Nessuna coccarda

Il terremoto, oggi, mette a dura prova una regione, l’Abruzzo, che già in passato ed in circostanze molto simili ha dimostrato di avere il coraggio, la caparbietà e la forza per reagire. Ma mette a prova anche la maturità di noi italiani all’estero, i nostri sentimenti di solidarietà, la nostra capacità di archiviare rivalità e velleità personali per unire sforzi ed energie da orientare verso un unico obiettivo: contribuire, nel nostro piccolo, alla ricostruzione delle zone terremotate.


Appena poche ore dopo il sisma, quando dai lanci d’agenzia che arrivavano in Redazione si cominciava a delineare chiaramente la proporzione della tragedia, la Fondazione Abruzzo Solidale e la “Voce” decidevano di unire energie, di dare vita ad una “cordata” unitaria. Una cordata dalla quale nessuno doveva essere escluso. Ed è per questo che immediatamente abbiamo provato a contattare telefonicamente tutti gli esponenti della Collettività. L’obiettivo, sommare energie attorno ad una iniziativa il cui scopo era, ed è tutt’oggi, promuovere la solidarietà verso la popolazione abruzzese seriamente castigata dal fenomeno naturale.


Era ed è questo il sentimento di chi scrive, emotivamente coinvolto nella tragedia non solo perché  in quelle strade devastate del capoluogo abruzzese e nei borghi medievali rasi al suolo ci ha trascorso la propria infanzia e gran parte dell’adolescenza, ma soprattutto perché, mentre affidava alle segreterie telefoniche dei cellulari ed agli e-mail appelli di partecipazione ed adesione affinché la “cordata” potesse avere uno, cento, mille protagonisti, aspettava trepidante di sapere se dalle macerie, in cui Vigili del Fuoco e volontari scavavano anche a mani nude, sarebbero emersi i corpi senza vita di parenti ed amici.

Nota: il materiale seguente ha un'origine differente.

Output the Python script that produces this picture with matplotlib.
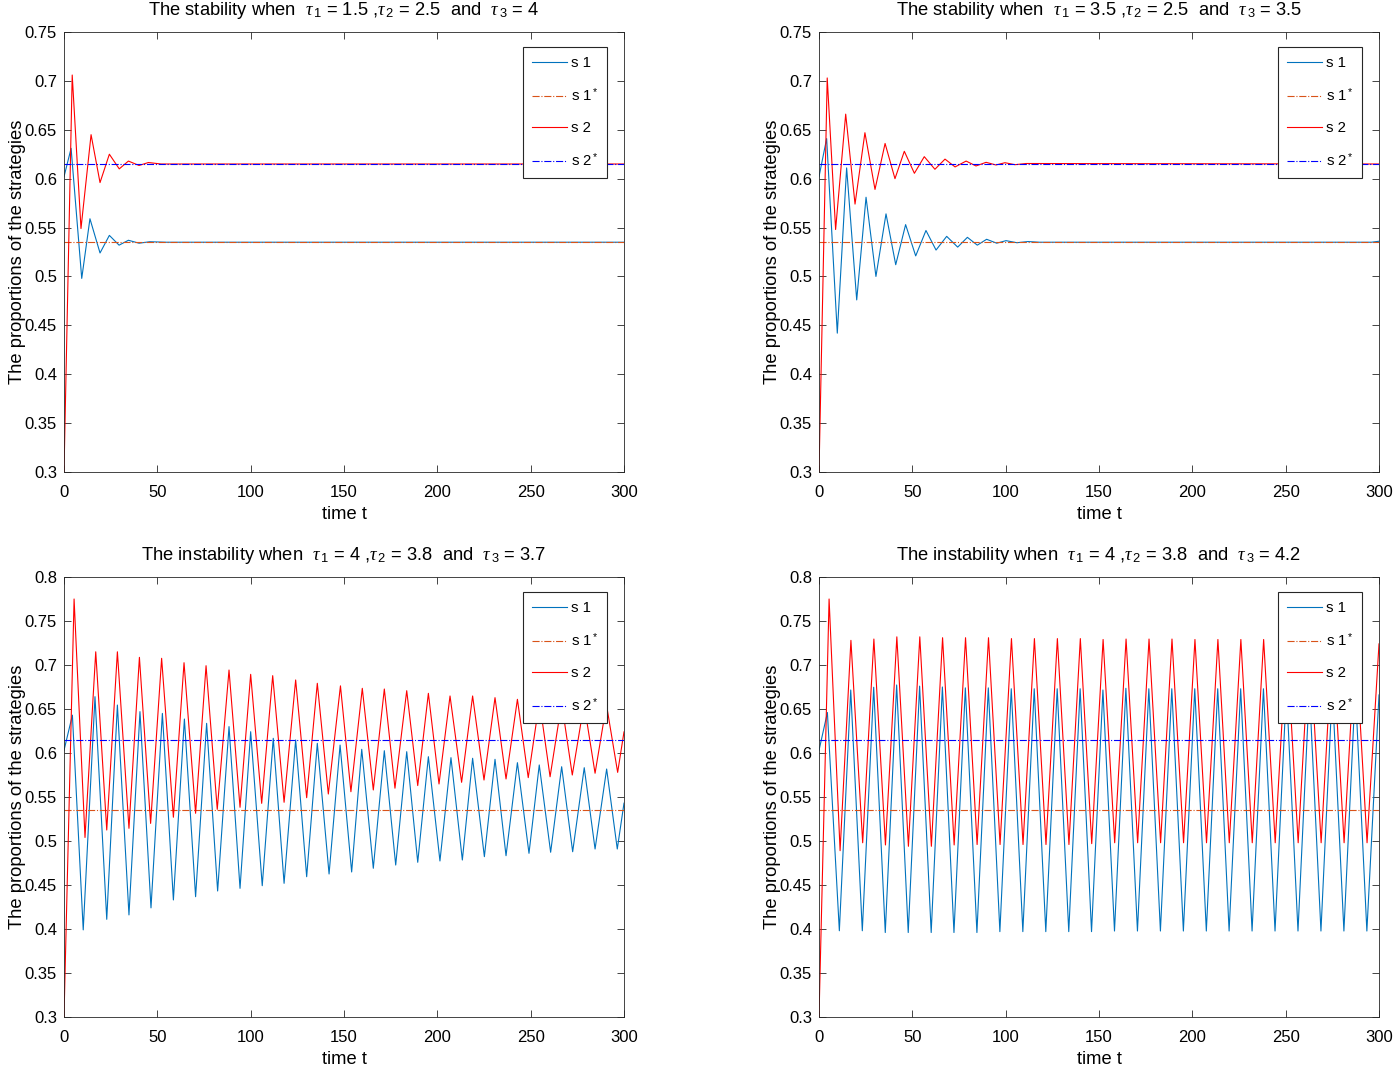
import matplotlib
matplotlib.use("Agg")
import matplotlib.pyplot as plt
from matplotlib.ticker import FormatStrFormatter

plt.rcParams['font.family'] = ['Liberation Sans', 'DejaVu Sans']
plt.rcParams['mathtext.fontset'] = 'custom'
plt.rcParams['mathtext.rm'] = 'Liberation Sans'
plt.rcParams['mathtext.it'] = 'Liberation Serif:italic'
plt.rcParams['mathtext.bf'] = 'Liberation Sans:bold'

# equilibrium values
s1_star = 0.535
s2_star = 0.615

# panel a: tau1=1.5, tau2=2.5, tau3=4
t_a_s1 = [0, 3.8, 9.5, 13.9, 19.3, 24.3, 29.5, 34.5, 40.2, 46, 55, 300]
y_a_s1 = [0.602, 0.631, 0.498, 0.559, 0.524, 0.542, 0.532, 0.537, 0.534, 0.5355, 0.535, 0.535]
t_a_s2 = [0, 4.4, 9.1, 14.5, 19.3, 24.3, 29.6, 34.5, 40.2, 45.2, 52, 300]
y_a_s2 = [0.30, 0.706, 0.549, 0.645, 0.596, 0.625, 0.610, 0.618, 0.6135, 0.6165, 0.615, 0.615]

# panel b: tau1=3.5, tau2=2.5, tau3=3.5
t_b_s1 = [0, 4.1, 9.8, 14.8, 20.2, 25.2, 30.5, 35.9, 41.1, 46.4, 51.8, 57.3, 62.7, 68.4,
          74.3, 79.5, 84.8, 89.8, 95.2, 100.2, 106, 112, 118, 296, 300]
y_b_s1 = [0.602, 0.641, 0.442, 0.611, 0.476, 0.581, 0.500, 0.564, 0.512, 0.553, 0.521, 0.547,
          0.527, 0.541, 0.530, 0.540, 0.532, 0.538, 0.534, 0.5366, 0.5345, 0.5357, 0.535, 0.535,
          0.536]
t_b_s2 = [0, 4.4, 8.9, 14.3, 19.3, 24.6, 30, 35.4, 40.7, 45.7, 51.1, 56.4, 62.1, 67.5,
          72.9, 78.8, 84.1, 89.5, 94.8, 99.6, 105, 111, 300]
y_b_s2 = [0.30, 0.703, 0.548, 0.666, 0.574, 0.647, 0.589, 0.636, 0.600, 0.628, 0.6055, 0.6225,
          0.6096, 0.620, 0.612, 0.618, 0.613, 0.6167, 0.614, 0.6163, 0.6143, 0.6155, 0.615]

# panel c: tau1=4, tau2=3.8, tau3=3.7
t_c_s1 = [0, 4.5, 10.3, 16.6, 22.9, 28.6, 34.8, 40.7, 46.6, 52.7, 58.6, 64.5, 70.5, 76.4,
          82.3, 88.4, 94.3, 100, 106.2, 112.1, 117.9, 124.1, 130, 135.7, 142, 147.9, 154.1,
          159.5, 165.7, 171.6, 177.7, 183.6, 189.5, 195.2, 201.4, 207.3, 213.4, 218.9, 225.2,
          230.9, 236.8, 242.9, 249.1, 254.6, 260.7, 266.6, 272.5, 278.7, 284.5, 290.7, 296.4, 300]
y_c_s1 = [0.603, 0.643, 0.399, 0.664, 0.411, 0.6545, 0.416, 0.647, 0.424, 0.645, 0.433, 0.6386,
          0.4367, 0.6337, 0.4432, 0.630, 0.4462, 0.6242, 0.4492, 0.6167, 0.4519, 0.6148, 0.4594,
          0.611, 0.4625, 0.609, 0.4648, 0.6042, 0.469, 0.6026, 0.4727, 0.6015, 0.4758, 0.5958,
          0.4773, 0.5947, 0.4784, 0.594, 0.4822, 0.5928, 0.4833, 0.589, 0.486, 0.5864, 0.4872,
          0.5844, 0.4878, 0.5833, 0.4909, 0.5818, 0.4909, 0.543]
t_c_s2 = [0, 5.4, 11.25, 17.0, 22.9, 28.6, 34.8, 40.4, 46.4, 52.3, 58.6, 64.3, 70.5, 76.1,
          82.1, 88.4, 94.3, 100, 105.9, 111.8, 117.9, 124.1, 130, 135.7, 141.6, 148.1, 153.7,
          159.8, 165.7, 171.6, 177.3, 183.6, 189.5, 195.2, 200.9, 206.8, 213, 218.9, 225,
          230.9, 236.8, 242.9, 248.7, 254.7, 260.4, 266.6, 272.3, 278.6, 284.5, 290.6, 296.6, 300]
y_c_s2 = [0.30, 0.775, 0.504, 0.715, 0.5125, 0.715, 0.5144, 0.7087, 0.520, 0.7076, 0.527, 0.7026,
          0.5315, 0.6992, 0.536, 0.6943, 0.5383, 0.6894, 0.5428, 0.6879, 0.544, 0.683, 0.5492,
          0.6792, 0.5534, 0.6763, 0.556, 0.6735, 0.558, 0.6727, 0.560, 0.6708, 0.563, 0.6678,
          0.5648, 0.6648, 0.5667, 0.6648, 0.5693, 0.6629, 0.5705, 0.661, 0.572, 0.659, 0.573,
          0.657, 0.575, 0.656, 0.577, 0.655, 0.578, 0.624]

# panel d: tau1=4, tau2=3.8, tau3=4.2
t_d_s1 = [0, 4.5, 10.9, 17.0, 23.2, 29.3, 35.5, 41.6, 47.8, 53.9, 60.1, 66.1, 72.3, 78.4,
          84.6, 90.7, 96.9, 103.0, 109.2, 115.3, 121.5, 127.6, 133.8, 139.9, 146.0, 152.1,
          158.3, 164.4, 170.6, 176.7, 182.9, 189.0, 195.2, 201.3, 207.5, 213.6, 219.7, 225.9,
          232.0, 238.1, 244.3, 250.4, 256.6, 262.7, 268.9, 275.0, 281.2, 287.3, 293.5, 300]
y_d_s1 = [0.603, 0.646, 0.398, 0.6716, 0.398, 0.6747, 0.396, 0.6773, 0.396, 0.676, 0.396, 0.675,
          0.396, 0.674, 0.396, 0.674, 0.397, 0.673, 0.397, 0.673, 0.397, 0.673, 0.397, 0.673,
          0.397, 0.6716, 0.3977, 0.6735, 0.3977, 0.673, 0.3977, 0.673, 0.3977, 0.673, 0.3977,
          0.673, 0.3977, 0.673, 0.3977, 0.673, 0.3977, 0.673, 0.3977, 0.673, 0.3977, 0.673,
          0.3977, 0.673, 0.3977, 0.666]
t_d_s2 = [0, 5.4, 11.3, 17.1, 23.4, 29.4, 35.6, 41.7, 47.9, 54.0, 60.2, 66.2, 72.4, 78.5,
          84.7, 90.8, 97.0, 103.1, 109.3, 115.4, 121.6, 127.7, 133.9, 140.0, 146.1, 152.2,
          158.4, 164.5, 170.7, 176.8, 183.0, 189.1, 195.3, 201.4, 207.6, 213.7, 219.8, 226.0,
          232.1, 238.2, 244.4, 250.5, 256.7, 262.8, 269.0, 275.1, 281.3, 287.4, 293.6, 300]
y_d_s2 = [0.30, 0.775, 0.489, 0.728, 0.498, 0.7295, 0.4955, 0.732, 0.494, 0.732, 0.494, 0.731,
          0.4955, 0.731, 0.496, 0.731, 0.496, 0.730, 0.496, 0.730, 0.496, 0.730, 0.496, 0.730,
          0.497, 0.729, 0.498, 0.7295, 0.498, 0.7295, 0.498, 0.7295, 0.498, 0.729, 0.498,
          0.729, 0.498, 0.729, 0.498, 0.729, 0.498, 0.729, 0.498, 0.729, 0.498, 0.729, 0.498,
          0.729, 0.498, 0.724]

titles = [
    r'The stability when  $\tau_{\,\mathrm{1}}$ = 1.5 ,$\tau_{\,\mathrm{2}}$ = 2.5  and  $\tau_{\,\mathrm{3}}$ = 4',
    r'The stability when  $\tau_{\,\mathrm{1}}$ = 3.5 ,$\tau_{\,\mathrm{2}}$ = 2.5  and  $\tau_{\,\mathrm{3}}$ = 3.5',
    r'The instability when  $\tau_{\,\mathrm{1}}$ = 4 ,$\tau_{\,\mathrm{2}}$ = 3.8  and  $\tau_{\,\mathrm{3}}$ = 3.7',
    r'The instability when  $\tau_{\,\mathrm{1}}$ = 4 ,$\tau_{\,\mathrm{2}}$ = 3.8  and  $\tau_{\,\mathrm{3}}$ = 4.2',
]
y_tops = [0.75, 0.75, 0.8, 0.8]
legend_labels = ['s 1', r's 1$^*$', 's 2', r's 2$^*$']

panels = [
    (t_a_s1, y_a_s1, t_a_s2, y_a_s2),
    (t_b_s1, y_b_s1, t_b_s2, y_b_s2),
    (t_c_s1, y_c_s1, t_c_s2, y_c_s2),
    (t_d_s1, y_d_s1, t_d_s2, y_d_s2),
]

W, H = 1393, 1068
fig = plt.figure(figsize=(W / 100, H / 100), dpi=100)

# axes boxes in pixels: left, top
boxes = [(64, 32), (819, 32), (64, 577), (819, 577)]
ax_w, ax_h = 560, 440
axc = '#262626'

for i, (t1, y1, t2, y2) in enumerate(panels):
    left, top = boxes[i]
    ax = fig.add_axes([left / W, 1 - (top + ax_h) / H, ax_w / W, ax_h / H])
    ax.plot(t1, y1, color='#0072BD', lw=0.8, label=legend_labels[0])
    ax.plot([0, 300], [s1_star, s1_star], color='#D95319', lw=0.8, ls='-.', label=legend_labels[1])
    ax.plot(t2, y2, color='#FF0000', lw=0.8, label=legend_labels[2])
    ax.plot([0, 300], [s2_star, s2_star], color='#0000FF', lw=0.8, ls='-.', label=legend_labels[3])

    ax.set_xlim(0, 300)
    ax.set_ylim(0.3, y_tops[i])
    ax.set_xticks(range(0, 301, 50))
    n = int(round((y_tops[i] - 0.3) / 0.05))
    ax.set_yticks([0.3 + 0.05 * k for k in range(n + 1)])
    ax.yaxis.set_major_formatter(FormatStrFormatter('%g'))
    ax.tick_params(direction='in', top=True, right=True, length=5, width=0.6,
                   labelsize=12, colors=axc, labelcolor='black')
    ax.tick_params(axis='y', pad=5)
    ax.tick_params(axis='x', pad=9.5)
    for sp in ax.spines.values():
        sp.set_color(axc)
        sp.set_linewidth(0.6)

    ax.set_xlabel('time t', fontsize=13.2, labelpad=4.5)
    ax.set_ylabel('The proportions of the strategies', fontsize=13.2, labelpad=-1)
    ax.set_title(titles[i], fontsize=13.2, pad=12.5)

    leg = ax.legend(loc='upper right', bbox_to_anchor=(0.97, 0.966), borderaxespad=0,
                    fontsize=10.8, handlelength=2.3, labelspacing=1.1, fancybox=False,
                    framealpha=1, edgecolor=axc, borderpad=0.6, handletextpad=0.25)
    leg.get_frame().set_linewidth(0.8)

fig.savefig('out.png', dpi=100)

L’emergenza chiedeva risposte rapide e concrete. Noi abbiamo cercato di darle e l’adesione in alcuni casi è stata immediata. Tale il caso della Cavenit, della Faiv, dei Padri Scalabriniani e del Comites. In altri, invece, le nostre telefonate sono rimaste semplicemente senza risposta. Ne resta traccia nei vari telefonini che risultavano spenti. In altri ancora, poi, ci veniva comunicato, via e-mail, che ogni decisione sarebbe stata rimandata al ritorno dalle vacanze.


L’appello lanciato da queste colonne, quando ora dopo ora si capivano le dimensioni della tragedia, aveva come unico fine quello di farsi eco del desiderio di offrire aiuto e solidarietà ai connazionali abruzzesi che emergeva dalla nostra comunità. In nessun momento siamo stati sfiorati da velleità di protagonismo. Sarebbe un’offesa alla nostra integrità umana e professionale e un’offesa alla Collettività che sempre, nei momenti difficili, ha dato risposte generose e unitarie.


Purtroppo, dobbiamo prendere atto del fatto che l’unità della nostra collettività presenta dolorose smagliature. A poco sono serviti gli appelli all’unione, alla coesione, alla compattezza di azioni e propositi. E’ una situazione che ci addolora e obbliga il nostro giornale a farsi da parte. Lasceremo ad altri la responsabilità di organizzare e raccogliere i fondi che vorranno donare i nostri connazionali.


La “Voce” continuerà a farsi eco e a sostenere le manifestazioni di solidarietà che, verso le popolazioni terremotate, sorgeranno qua e là in Venezuela e si augura che la nostra risposta sia forte e incisiva. Al tempo stesso non desisteremo dal nostro appello all’unità. Siamo più che mai convinti della necessità di un’azione collettiva che ci permetta di ritrovare una comune identità e di dare all’esterno l’immagine di una collettività che risponde compatta e dignitosa alla richiesta d’aiuto di una regione colpita al cuore.


Non ci interessano le gare a chi è più bravo, non ci interessa e non ci serve una coccarda strappata al dolore.